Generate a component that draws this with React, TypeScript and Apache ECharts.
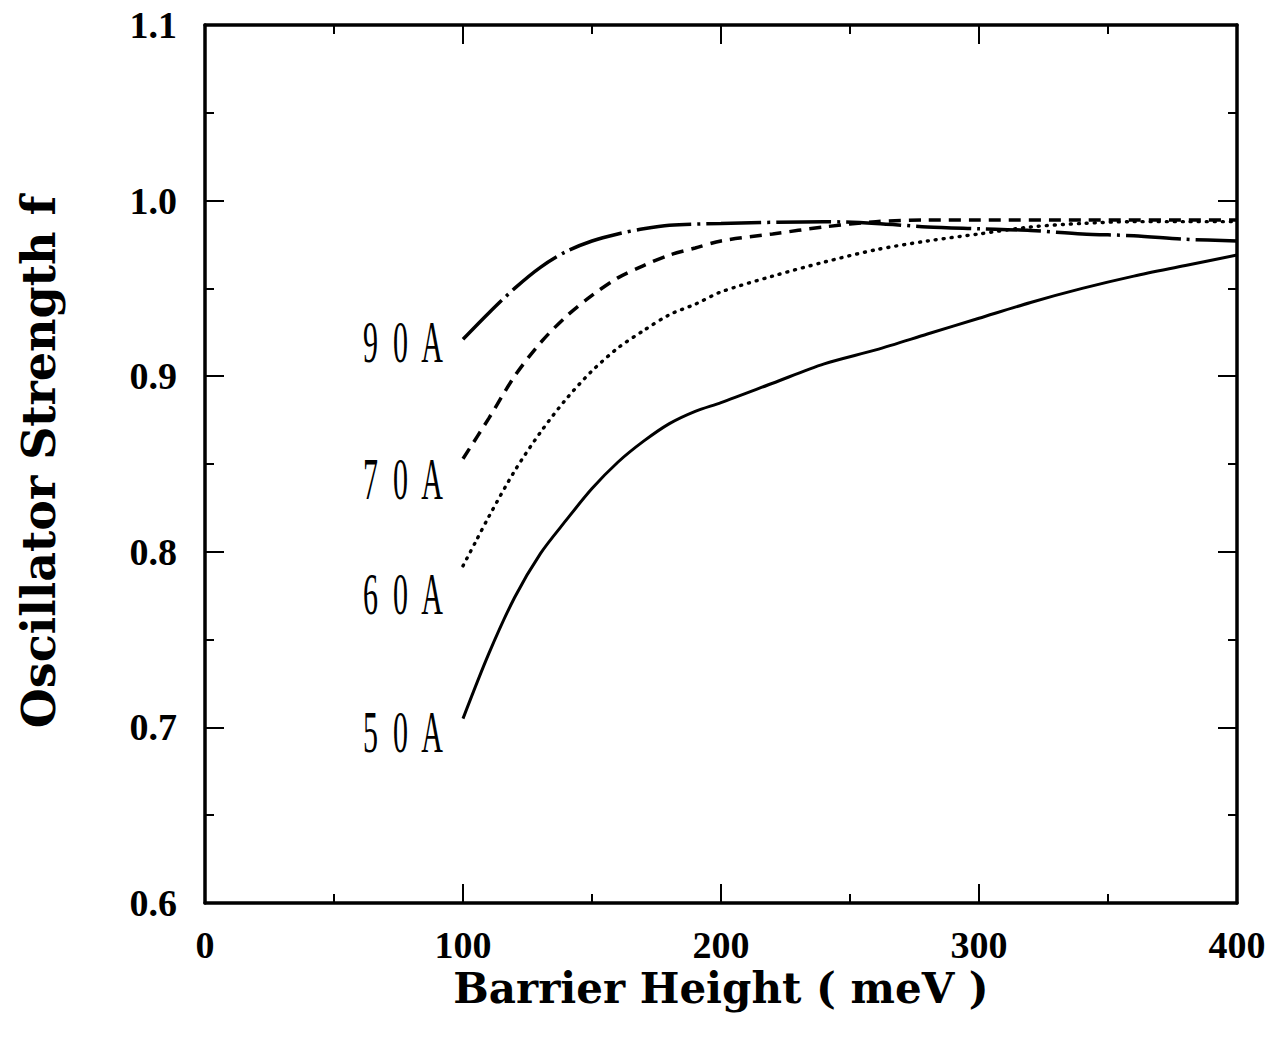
import React, { useEffect, useRef } from "react";
import * as echarts from "echarts";

// Barrier height (meV) and oscillator strength f for each well width
const x50 = [100, 110, 120, 130, 140, 150, 160, 170, 180, 190, 200, 220, 240, 260, 280, 300, 320, 340, 360, 380, 400];
const f50 = [0.705, 0.742, 0.774, 0.799, 0.818, 0.836, 0.851, 0.863, 0.873, 0.880, 0.885, 0.896, 0.907, 0.915, 0.924, 0.933, 0.942, 0.950, 0.957, 0.963, 0.969];

const x60 = [100, 105, 110, 120, 130, 140, 150, 160, 170, 180, 190, 200, 220, 240, 260, 280, 300, 320, 340, 360, 380, 400];
const f60 = [0.792, 0.806, 0.820, 0.846, 0.868, 0.887, 0.903, 0.916, 0.926, 0.935, 0.941, 0.948, 0.957, 0.965, 0.972, 0.977, 0.981, 0.985, 0.987, 0.988, 0.988, 0.988];

const x70 = [100, 110, 120, 130, 140, 150, 160, 170, 180, 190, 200, 220, 240, 260, 280, 300, 340, 400];
const f70 = [0.853, 0.876, 0.900, 0.919, 0.934, 0.946, 0.956, 0.963, 0.969, 0.973, 0.977, 0.981, 0.985, 0.988, 0.989, 0.989, 0.989, 0.989];

const x90 = [100, 110, 120, 130, 140, 150, 160, 170, 180, 200, 240, 260, 280, 300, 320, 340, 360, 380, 400];
const f90 = [0.921, 0.936, 0.950, 0.962, 0.971, 0.977, 0.981, 0.984, 0.986, 0.987, 0.988, 0.987, 0.985, 0.984, 0.983, 0.981, 0.980, 0.978, 0.977];

const curveLabels = ["5  0  A", "6  0  A", "7  0  A", "9  0  A"];
const xTitle = "Barrier Height ( meV )";
const yTitle = "Oscillator Strength f";

const X_MIN = 0, X_MAX = 400, X_INT = 100;
const Y_MIN = 0.6, Y_MAX = 1.1, Y_INT = 0.1;

const zip = (xs: number[], ys: number[]) => xs.map((x, i) => [x, ys[i]]);

export default function App() {
  const ref = useRef<HTMLDivElement>(null);
  useEffect(() => {
    if (!ref.current) return;
    const chart = echarts.init(ref.current, undefined, { renderer: "svg" });
    const W = 1272;
    const grid = { left: 205, right: 35, top: 25, bottom: 138 };
    const tickFont = { fontFamily: "Liberation Serif", fontWeight: "bold" as const, fontSize: 38, color: "#000" };
    const axisCommon = (pos: string, showLabel: boolean) => ({
      position: pos,
      axisLine: { show: true, onZero: false, lineStyle: { color: "#000", width: 3.5 } },
      axisTick: { show: true, inside: true, length: 19, lineStyle: { color: "#000", width: 2 } },
      minorTick: { show: true, splitNumber: 2, length: 9, lineStyle: { color: "#000", width: 2 } },
      splitLine: { show: false },
      axisLabel: { show: showLabel, ...tickFont },
    });
    const seriesDefs = [
      { name: "50A", data: zip(x50, f50), lineStyle: { type: "solid", width: 3 } },
      { name: "60A", data: zip(x60, f60), lineStyle: { type: [1, 7], width: 3.4, cap: "round" } },
      { name: "70A", data: zip(x70, f70), lineStyle: { type: [12, 8], width: 3.5 } },
      { name: "90A", data: zip(x90, f90), lineStyle: { type: [55, 6, 3, 6], width: 3.5 } },
    ];
    chart.setOption({
      animation: false,
      backgroundColor: "#fff",
      grid: { ...grid, containLabel: false },
      xAxis: [
        { type: "value", min: X_MIN, max: X_MAX, interval: X_INT, ...axisCommon("bottom", true),
          axisLabel: { ...tickFont, margin: 23 } },
        { type: "value", min: X_MIN, max: X_MAX, interval: X_INT, ...axisCommon("top", false) },
      ],
      yAxis: [
        { type: "value", min: Y_MIN, max: Y_MAX, interval: Y_INT, ...axisCommon("left", true),
          axisLabel: { ...tickFont, margin: 28, formatter: (v: number) => v.toFixed(1) } },
        { type: "value", min: Y_MIN, max: Y_MAX, interval: Y_INT, ...axisCommon("right", false) },
      ],
      series: seriesDefs.map((s) => ({
        type: "line",
        name: s.name,
        xAxisIndex: 0,
        yAxisIndex: 0,
        data: s.data,
        showSymbol: false,
        symbol: "none",
        smooth: 0.3,
        lineStyle: { color: "#000", ...s.lineStyle },
        z: 3,
      })),
    });

    // curve labels placed to the left of each curve's first point
    const labelDy = [13, 28, 20, 2];
    const starts = seriesDefs.map((s) => s.data[0]);
    const labelEls = starts.map((p, i) => {
      const px = chart.convertToPixel({ gridIndex: 0 }, p as number[]) as number[];
      return {
        type: "text",
        x: px[0] - 20,
        y: px[1] + labelDy[i],
        scaleX: 0.5,
        style: {
          text: curveLabels[i],
          font: "60px 'Liberation Serif'",
          fill: "#000",
          textAlign: "right",
          textVerticalAlign: "middle",
          align: "right",
          verticalAlign: "middle",
        },
        z: 10,
      };
    });
    const plotCx = grid.left + (W - grid.left - grid.right) / 2;
    chart.setOption({
      graphic: [
        ...labelEls,
        {
          type: "text",
          x: plotCx,
          y: 988,
          style: {
            text: xTitle,
            font: "bold 42px 'DejaVu Serif'",
            fill: "#000",
            textAlign: "center",
            textVerticalAlign: "middle",
            align: "center",
            verticalAlign: "middle",
          },
        },
        {
          type: "text",
          x: 39,
          y: 462,
          rotation: Math.PI / 2,
          style: {
            text: yTitle,
            font: "bold 46px 'DejaVu Serif'",
            fill: "#000",
            textAlign: "center",
            textVerticalAlign: "middle",
            align: "center",
            verticalAlign: "middle",
          },
        },
      ],
    });
    return () => chart.dispose();
  }, []);
  return (
    <div
      ref={ref}
      style={{ position: "fixed", left: 0, top: 0, width: 1272, height: 1041, background: "#fff" }}
    />
  );
}
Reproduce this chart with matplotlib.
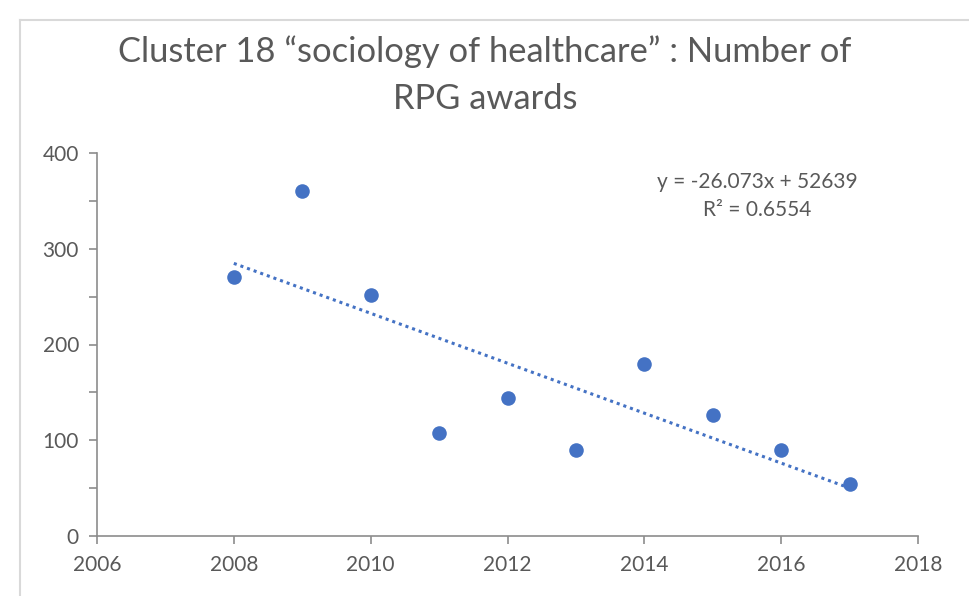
import matplotlib
matplotlib.use("Agg")
import matplotlib.pyplot as plt
import numpy as np
from matplotlib.lines import Line2D

years = [2008, 2009, 2010, 2011, 2012, 2013, 2014, 2015, 2016, 2017]
awards = [270, 360, 252, 108, 144, 90, 180, 126, 90, 54]
x_ticks = [2006, 2008, 2010, 2012, 2014, 2016, 2018]
y_ticks = [0, 100, 200, 300, 400]
title = "Cluster 18 \u201csociology of healthcare\u201d : Number of\nRPG awards"

plt.rcParams['font.family'] = ['Lato', 'DejaVu Sans']

W, H = 970, 596
fig = plt.figure(figsize=(W/100, H/100), dpi=100)
ax = fig.add_axes([97/W, 1-536/H, (918-97)/W, (536-153)/H])

blue = '#4472C4'
grey = '#595959'
axis_c = '#8c8c8c'

ax.scatter(years, awards, s=110, color=blue, zorder=3, linewidths=0)

x = np.array(years, dtype=float)
y = np.array(awards, dtype=float)
slope, intercept = np.polyfit(x, y, 1)
yfit = slope * x + intercept
r2 = 1 - np.sum((y - yfit) ** 2) / np.sum((y - y.mean()) ** 2)
xl = np.array([x.min(), x.max()])
ax.plot(xl, slope * xl + intercept, color=blue, lw=2.2, ls=(0, (1, 1.3)), zorder=2)

ax.set_xlim(2006, 2018)
ax.set_ylim(0, 400)
ax.set_xticks(x_ticks)
ax.set_yticks(y_ticks)
ax.set_yticks([50, 150, 250, 350], minor=True)
for s in ['top', 'right']:
    ax.spines[s].set_visible(False)
for s in ['left', 'bottom']:
    ax.spines[s].set_color(axis_c)
    ax.spines[s].set_linewidth(1.2)
ax.tick_params(axis='both', which='both', direction='out', color=axis_c, width=1.2,
               length=6, labelsize=15, labelcolor=grey, pad=8)
ax.tick_params(axis='y', pad=7)

ax.text(757/W, 1 - 182/H, "y = -26.073x + 52639", transform=fig.transFigure, fontsize=15,
        color=grey, ha='center', va='center')
ax.text(757/W, 1 - 210/H, "R\u00b2 = %.4f" % r2, transform=fig.transFigure, fontsize=15,
        color=grey, ha='center', va='center')

fig.text(0.5, 1 - 52/H, title.split("\n")[0], ha='center', va='center', fontsize=24.8, color=grey)
fig.text(0.5, 1 - 99/H, title.split("\n")[1], ha='center', va='center', fontsize=24.8, color=grey)

border = '#d9d9d9'
fig.add_artist(Line2D([20/W, 20/W], [0, 1 - 20/H], transform=fig.transFigure, color=border, lw=1.5))
fig.add_artist(Line2D([20/W, 1], [1 - 20/H, 1 - 20/H], transform=fig.transFigure, color=border, lw=1.5))

fig.savefig("out.png", dpi=100)
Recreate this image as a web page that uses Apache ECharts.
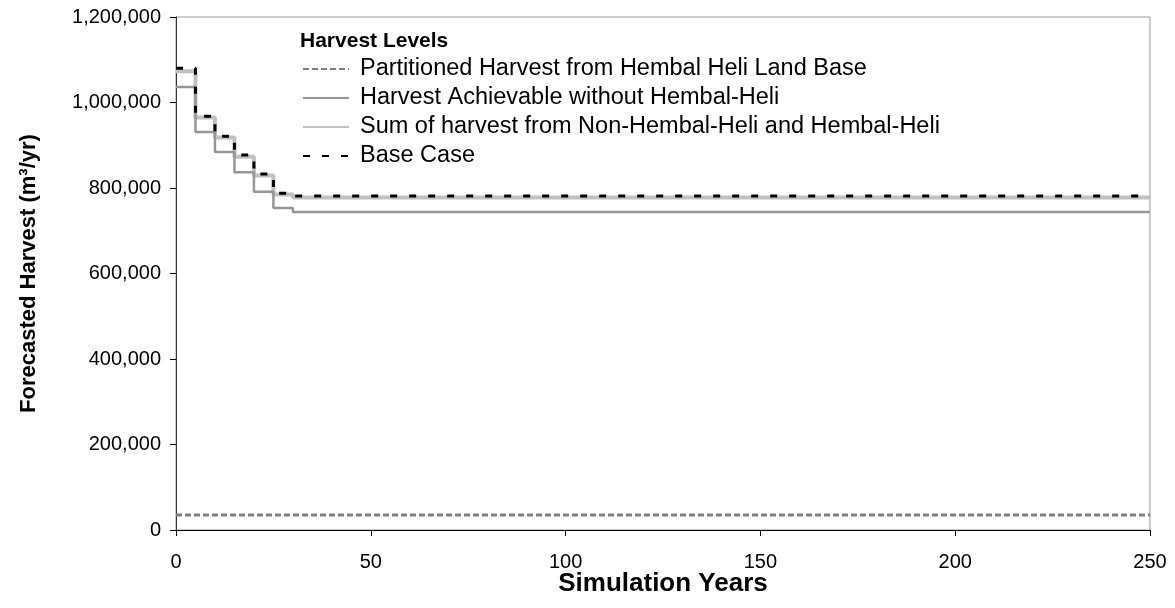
<!DOCTYPE html>
<html>
<head>
<meta charset="utf-8">
<script src="https://cdn.jsdelivr.net/npm/echarts@6/dist/echarts.min.js"></script>
<style>
html,body{margin:0;padding:0;background:#fff;}
#chart{width:1175px;height:608px;}
</style>
</head>
<body>
<div id="chart"></div>
<script>
// Simulation years at which the harvest level changes
const years = [0, 5, 10, 15, 20, 25, 30, 250];
// Harvest levels (m3/yr)
const partitioned = [35000, 35000, 35000, 35000, 35000, 35000, 35000, 35000];
const achievable = [1036000, 931000, 884000, 837000, 791000, 753000, 744000, 744000];
const sumHarvest = [1073000, 965000, 918000, 873000, 829000, 785000, 778000, 778000];
const baseCase = [1080000, 968000, 921000, 877000, 833000, 788000, 781000, 781000];
const seriesNames = [
  'Partitioned Harvest from Hembal Heli Land Base',
  'Harvest Achievable without Hembal-Heli',
  'Sum of harvest from Non-Hembal-Heli and Hembal-Heli',
  'Base Case'
];
const xTicks = [0, 50, 100, 150, 200, 250];
const yTicks = [0, 200000, 400000, 600000, 800000, 1000000, 1200000];

function pairs(vals){ return years.map((y,i)=>[y, vals[i]]); }
const FONT = '"Liberation Sans", Arial, sans-serif';

const chart = echarts.init(document.getElementById('chart'), null, {renderer:'canvas'});
chart.setOption({
  animation:false,
  backgroundColor:'#fff',
  title:{
    text:'Harvest Levels', left:295, top:26,
    textStyle:{fontFamily:FONT, fontWeight:'bold', fontSize:21, color:'#000'}
  },
  legend:{
    orient:'vertical', left:297, top:52,
    itemWidth:46, itemHeight:14, itemGap:5,
    data: seriesNames,
    itemStyle:{opacity:0, color:'rgba(0,0,0,0)', borderWidth:0},
    textStyle:{fontFamily:FONT, fontSize:23.5, lineHeight:24, color:'#000', padding:[0,0,0,6]}
  },
  grid:{left:176, right:25, top:17, bottom:78, show:true, borderColor:'#999', borderWidth:1},
  xAxis:{
    type:'value', min:xTicks[0], max:xTicks[xTicks.length-1], interval:50,
    name:'Simulation Years', nameLocation:'middle', nameGap:41, nameMoveOverlap:false,
    nameTextStyle:{fontFamily:FONT, fontWeight:'bold', fontSize:26, color:'#000'},
    axisLine:{lineStyle:{color:'#000', width:1}},
    axisTick:{show:true, length:6, lineStyle:{color:'#000'}},
    axisLabel:{fontFamily:FONT, fontSize:20, color:'#000', margin:22},
    splitLine:{show:false}
  },
  yAxis:{
    type:'value', min:yTicks[0], max:yTicks[yTicks.length-1], interval:200000,
    name:'Forecasted Harvest (m³/yr)', nameLocation:'middle', nameGap:136, nameMoveOverlap:false,
    nameTextStyle:{fontFamily:FONT, fontWeight:'bold', fontSize:22, color:'#000'},
    axisLine:{show:true, lineStyle:{color:'#333', width:1}},
    axisTick:{show:true, length:6, lineStyle:{color:'#000'}},
    axisLabel:{fontFamily:FONT, fontSize:20, color:'#000', margin:15,
      formatter:v=>v.toLocaleString('en-US')},
    splitLine:{show:false}
  },
  series:[
    {name:seriesNames[2], type:'line', step:'end', symbol:'none', z:2,
     data:pairs(sumHarvest), lineStyle:{color:'#c0c0c0', width:4}, itemStyle:{color:'#c0c0c0'}},
    {name:seriesNames[1], type:'line', step:'end', symbol:'none', z:3,
     data:pairs(achievable), lineStyle:{color:'#969696', width:2.5}, itemStyle:{color:'#969696'}},
    {name:seriesNames[0], type:'line', step:'end', symbol:'none', z:4,
     data:pairs(partitioned), lineStyle:{color:'#808080', width:3, type:[6,3]}, itemStyle:{color:'#808080'}},
    {name:seriesNames[3], type:'line', step:'end', symbol:'none', z:5,
     data:pairs(baseCase), lineStyle:{color:'#000', width:3, type:[7,12]}, itemStyle:{color:'#000'}}
  ]
});
</script>
</body>
</html>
○ ○ ○ ○ ○ ○ ○
◆ **What is being asked**
Your copy should hold only the lines from the one containing "Reproduce this chart with matplotlib." through the one containing "ax = fig.add_axes([97/W, 1-536/H, (918-97)/W, (536-153)/H])", word for word, with no pictures.

◆ **Output of the exercise**
Reproduce this chart with matplotlib.
import matplotlib
matplotlib.use("Agg")
import matplotlib.pyplot as plt
import numpy as np
from matplotlib.lines import Line2D

years = [2008, 2009, 2010, 2011, 2012, 2013, 2014, 2015, 2016, 2017]
awards = [270, 360, 252, 108, 144, 90, 180, 126, 90, 54]
x_ticks = [2006, 2008, 2010, 2012, 2014, 2016, 2018]
y_ticks = [0, 100, 200, 300, 400]
title = "Cluster 18 \u201csociology of healthcare\u201d : Number of\nRPG awards"

plt.rcParams['font.family'] = ['Lato', 'DejaVu Sans']

W, H = 970, 596
fig = plt.figure(figsize=(W/100, H/100), dpi=100)
ax = fig.add_axes([97/W, 1-536/H, (918-97)/W, (536-153)/H])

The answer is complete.